Der zweiteilige TV-Film ist der Kinofassung ziemlich ähnlich. Sehr ähnlich. Er ist nur knapp 10 Minuten länger. Eigentlich ist es der gleiche Film. Von einer TV- und einer Kinofassung zu sprechen, ist ein ziemlich kühner Werbegag. Produzent und Drehbuchautor Bernd Eichinger behauptet unverdrossen, dass es sich um etwas geradezu Neues handelt: nämlich ein Werk mit einer "ruhigeren Erzählstruktur". So ist es nicht.

Auch in der TV-Fassung sieht man die gleiche Abfolge von Gewalt- und Massenszenen. Die Schauplätze wechseln hektisch, und es gibt Action, Action und Action. Polizisten prügeln die Anti-Schah-Demonstration am 2. Juni 1967 noch etwas ausführlicher zusammen. Endlos hämmern Schläge und Tritte auf blutüberströmte Demonstranten nieder. Später explodieren Häuser, Fenster bersten, Autos fliegen in die Luft, US-Soldaten winden sich tödlich verletzt am Boden, Polizisten prügeln, Terroristen schießen, Opfer sterben. Es knallt, es raucht und scheppert. Und wenn Alexandra Maria Lara als RAF-Terroristin Petra Schelm nach rasant inszenierter Flucht mit einem Schuss in der Stirn umfällt, gibt das ein recht malerisches Bild.
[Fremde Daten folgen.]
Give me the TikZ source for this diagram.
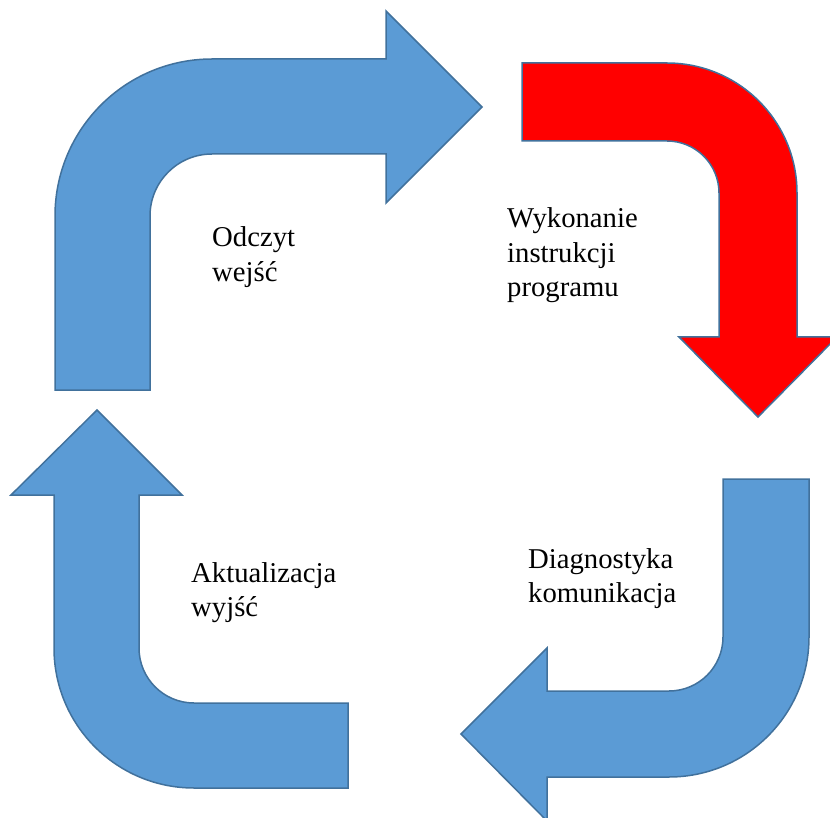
\documentclass[tikz,border=0pt]{standalone}
\usepackage{fontspec}
\setmainfont{Liberation Serif}
\usepackage{xcolor}
\usepackage{tikz}
\usetikzlibrary{positioning}

\definecolor{cycleblue}{HTML}{5B9BD5}
\definecolor{cycleedge}{HTML}{41719C}
\definecolor{cyclered}{HTML}{FF0000}

\begin{document}
\begin{tikzpicture}[x=1pt, y=-1pt,
  bluearrow/.style={fill=cycleblue, draw=cycleedge, line width=1.5pt, line join=miter},
  redarrow/.style={fill=cyclered, draw=cycleedge, line width=1.5pt, line join=miter},
  steplabel/.style={anchor=base west, inner sep=0pt, align=left,
    font=\fontsize{28.7}{34.5}\selectfont}]
  \clip (0,0) rectangle (830,818);

  % top left: read inputs
  \draw[bluearrow] (55,390) -- (55,216) arc[start angle=180, end angle=270, radius=157]
    -- (386,59) -- (386,11) -- (482,107) -- (386,203) -- (386,154) -- (212,154)
    arc[start angle=270, end angle=180, radius=62] -- (150,390) -- cycle;
  \node[steplabel] (odczyt) at (212,281.5) {Odczyt\\wejść};

  % top right: program execution (active step)
  \draw[redarrow] (522,63) -- (667,63) arc[start angle=270, end angle=360, radius=130]
    -- (797,337) -- (837,337) -- (758,417) -- (679,337) -- (719,337) -- (719,193)
    arc[start angle=0, end angle=-90, radius=52] -- (522,141) -- cycle;
  \node[steplabel] (wykonanie) at (507,297) {Wykonanie\\instrukcji\\programu};

  % bottom right: diagnostics
  \draw[bluearrow] (723,479) -- (809,479) -- (809,637) arc[start angle=0, end angle=90, radius=140]
    -- (547,777) -- (547,821) -- (461,734) -- (547,648) -- (547,691) -- (669,691)
    arc[start angle=90, end angle=0, radius=54] -- cycle;
  \node[steplabel] (diagnostyka) at (528,602.5) {Diagnostyka\\komunikacja};

  % bottom left: update outputs
  \draw[bluearrow] (348,788) -- (194,788) arc[start angle=90, end angle=180, radius=140]
    -- (54,495) -- (11,495) -- (97,410) -- (182,495) -- (139,495) -- (139,648)
    arc[start angle=180, end angle=90, radius=55] -- (348,703) -- cycle;
  \node[steplabel] (aktualizacja) at (191,616.5) {Aktualizacja\\wyjść};
\end{tikzpicture}
\end{document}
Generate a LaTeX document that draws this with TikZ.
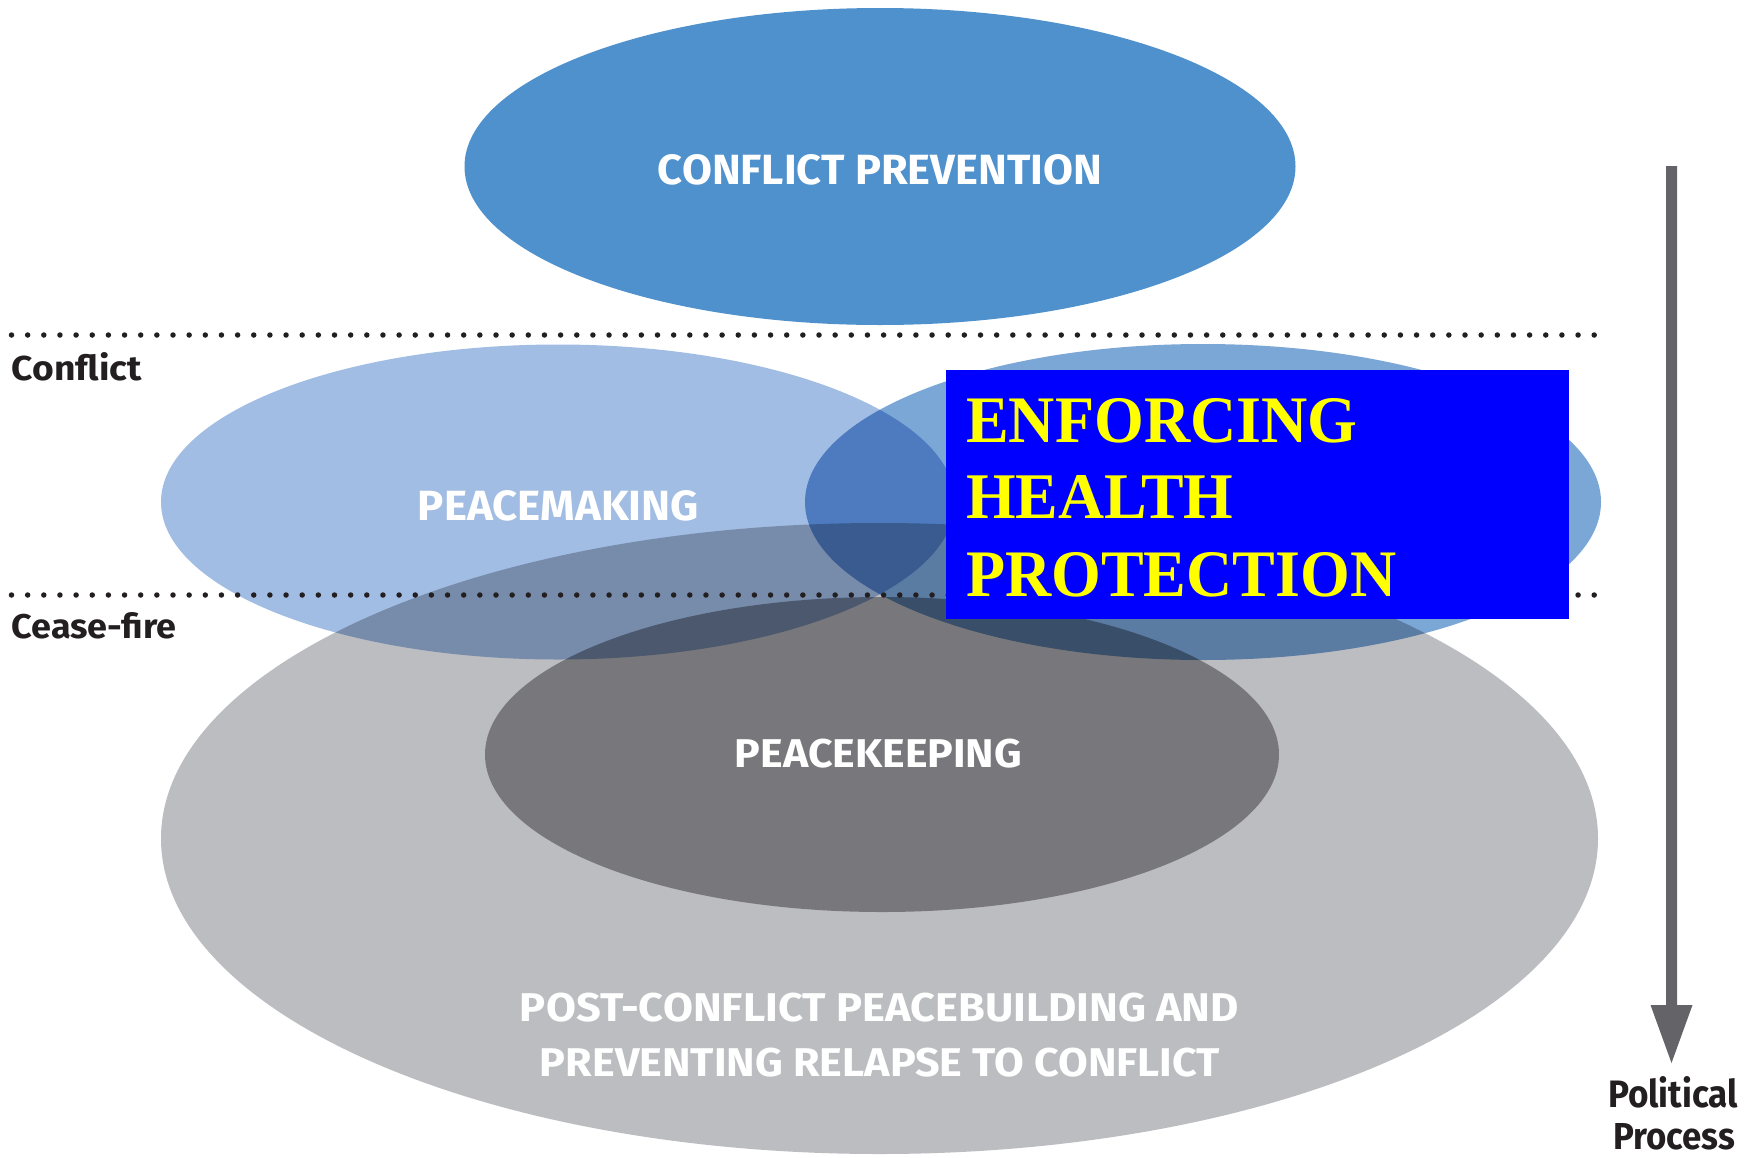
\documentclass[tikz,border=0pt]{standalone}
\usepackage{fontspec}
\usepackage{graphicx}
\newfontfamily\labelfont{Fira Sans}
\newfontfamily\boxfont{Liberation Serif}
\definecolor{cpblue}{HTML}{4F91CC}
\definecolor{mkblue}{HTML}{A2BDE3}
\definecolor{enblue}{HTML}{7BA7D7}
\definecolor{pbgray}{HTML}{BCBDC1}
\definecolor{pkgray}{HTML}{A3A3A4}
\definecolor{ink}{HTML}{231F20}
\definecolor{arrowgray}{HTML}{646468}
\definecolor{boxblue}{HTML}{0000FF}
\definecolor{boxyellow}{HTML}{FFFF00}
% fit a text into a given width and height (in pt)
\newcommand{\fitto}[3]{\resizebox{#1pt}{#2pt}{#3}}
\begin{document}
\begin{tikzpicture}[x=1pt,y=-1pt,
  phase/.style={line width=5.5pt,ink,line cap=round,dash pattern=on 0pt off 16.15pt},
  inlabel/.style={inner sep=0pt,text=white,font=\labelfont\bfseries},
  sidelabel/.style={inner sep=0pt,text=ink,font=\labelfont\bfseries},
  boxline/.style={inner sep=0pt,anchor=base west,text=boxyellow,font=\boxfont\bfseries}]
\useasboundingbox (0,0) rectangle (1754,1157);
\fill[white] (0,0) rectangle (1754,1157);

% top ellipse
\fill[cpblue] (880,166.5) ellipse [x radius=415.5, y radius=158.5];

% overlapping ellipses, colours multiply where they overlap
\begin{scope}[blend group=multiply]
  \fill[pbgray] (879.5,838.5) ellipse [x radius=718.5, y radius=315.5];
  \fill[pkgray] (882,754.5) ellipse [x radius=397, y radius=157.5];
  \fill[mkblue] (558,502) ellipse [x radius=397, y radius=157.5];
  \fill[enblue] (1203,502) ellipse [x radius=398, y radius=158];
\end{scope}

% phase separators
\draw[phase] (11.5,335) -- (1600,335);
\draw[phase] (11.5,595) -- (1600,595);

% labels inside the ellipses
\node[inlabel] (cp) at (880,170) {\fitto{444}{30}{CONFLICT PREVENTION}};
\node[inlabel] (pm) at (558.5,506) {\fitto{281}{30}{PEACEMAKING}};
\node[inlabel] (pk) at (878.5,754) {\fitto{287}{28.5}{PEACEKEEPING}};
\node[inlabel] (pb1) at (879.5,1008) {\fitto{719}{28.5}{POST-CONFLICT PEACEBUILDING AND}};
\node[inlabel] (pb2) at (880,1063) {\fitto{680}{28.5}{PREVENTING RELAPSE TO CONFLICT}};

% phase labels
\node[sidelabel,anchor=base west] (conflict) at (11.5,380) {\fitto{130}{28}{Conflict}};
\node[sidelabel,anchor=base west] (ceasefire) at (11.5,638) {\fitto{165}{26}{Cease-fire}};

% overlay box
\fill[boxblue] (946,370) rectangle (1569,619);
\node[boxline] (l1) at (966,442) {\fitto{391}{44}{ENFORCING}};
\node[boxline] (l2) at (966,518) {\fitto{267}{43}{HEALTH}};
\node[boxline] (l3) at (966,596) {\fitto{430}{44}{PROTECTION}};

% political process arrow
\coordinate (atop) at (1671.5,166);
\coordinate (abase) at (1671.5,1005);
\coordinate (atip) at (1671.5,1063);
\fill[arrowgray] ([xshift=-5.5pt]atop) -- ([xshift=5.5pt]atop) -- ([xshift=5.5pt]abase)
  -- ([xshift=21pt]abase) -- (atip) -- ([xshift=-21pt]abase) -- ([xshift=-5.5pt]abase) -- cycle;
\node[sidelabel,anchor=base] (pol) at (1673,1107) {\fitto{130}{31}{Political}};
\node[sidelabel,anchor=base] (proc) at (1674,1149) {\fitto{122}{26}{Process}};
\end{tikzpicture}
\end{document}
So jagt der "Baader Meinhof Komplex" von Kugelhagel zu Kugelhagel, von einer atemlos verlesenen Kommandoerklärung zu nächsten, von Leiche zu Leiche. Gudrun Ensslin (Johanna Wokalek), stets mit kajalstiftschwarzen Augen, ist eine mal kühle, mal geifernde Killerin. Und wie schon im Kino fragt man sich: Warum das alles?

Weil es so war, sagen die Macher. Laut Stefan Aust ist alles "so authentisch, wie es in einem Spielfilm möglich ist". Die Autos, die Uniformen, jedes Detail, jedes Einschussloch so genau wie möglich. Man hat sogar das Originalklo aus Stammheim verwendet. Nur in der Szene, in der Jürgen Ponto von Mohnhaupt erschossen wird, stimmt offenbar nicht viel. So ernst ist es mit dem Authentischen dann doch nicht.

Die einzige Idee dieses Films ist diese Art von Vulgärnaturalismus, angereichert mit ein bisschen Bonnie-and-Clyde-Chic. Genau so spielen auch Akteure, die fast alle blass und konturlos bleiben. Moritz Bleibtreu sagt als Andreas Baader ganz oft "Fotze", brüllt bei jeder Gelegenheit, rast mit jedem Auto, ballert mit jeder Pistole. Was fehlt, ist eine zarte Andeutung, was diese Figur antreibt. Dafür sieht Bleibtreu Baader bewundernswert ähnlich. Die Figuren sind wie Abziehbilder, schematisch und flach. Sie treten, wie Stipe Erceg als Holger Meins, kurz auf, sagen zwei, drei Sätze, man bewundert die Maske, die wirklich prima aussieht. Dann sind sie tot, nächste Szene.

Nur Martina Gedeck darf Ulrike Meinhof als gefallenen, zaudernden Engel spielen. Nur sie hat, als einzige von 123 Sprechrollen, eine Fallhöhe. Nur sie hat einen Konflikt, nämlich was sie als in den Untergrund abgetauchte Terroristin mit ihren Kinder machen soll. Gedecks Meinhof ist das wandelnde Unglück, von der ersten Szene 1967 am Sylter Strand mit untreuem Ehemann bis zum Freitod in Stammheim 1976, der in angedeuteter christlicher Leidenspose verklärt wird.

Das Gegenbild zu Meinhof, der gescheiterten Moralmadonna, ist Brigitte Mohnhaupt (Nadja Uhl), vital, kalt und zynisch. Das ist die Bebilderung der auch von Aust entworfenen Legende, dass es sich nur bei der ersten Generation der RAF um dramenfähiges Personal handelte. Danach kamen, in dieser Version, nur dumpfe Killer.

Stefan Aust tritt als Figur, gespielt von Volker Bruch, auch selbst auf. Schon in der zweiten Szene: ein junger, kinderfreundlicher Journalist. Später rettet er die Meinhof-Kinder davor, in einem palästinensischen Lager aufzuwachsen. So war es wohl. In der TV-Fassung gibt es nun eine Szene, die Austs Heldenrolle erst in ganzer Größe erstrahlen lässt. Baader stürmt, mit Knarre und Mordabsicht, Austs Wohnung, und nur per Zufall entkommt der gute Mann diesem terroristischen Anschlag. Ob es sich so dramatisch zugetragen hat? Von Baader sind Gegendarstellungen bekanntlich nicht zu erwarten. Was an Ideen fehlt, ist an Eitelkeit jedenfalls vorhanden.

Wer einen sinnlichen Eindruck von Baader, Meinhof, Ensslin und Raspe haben will, kann sich ein paar ihrer Statements in Stammheim online anhören (siehe Hinweis am Ende des Textes): Meinhof fahrig und gebrochen, Baader seltsam normal, Ensslin schwäbelnd streng. Das ist aufschlussreicher als dieser Kostümfilm. Und kürzer.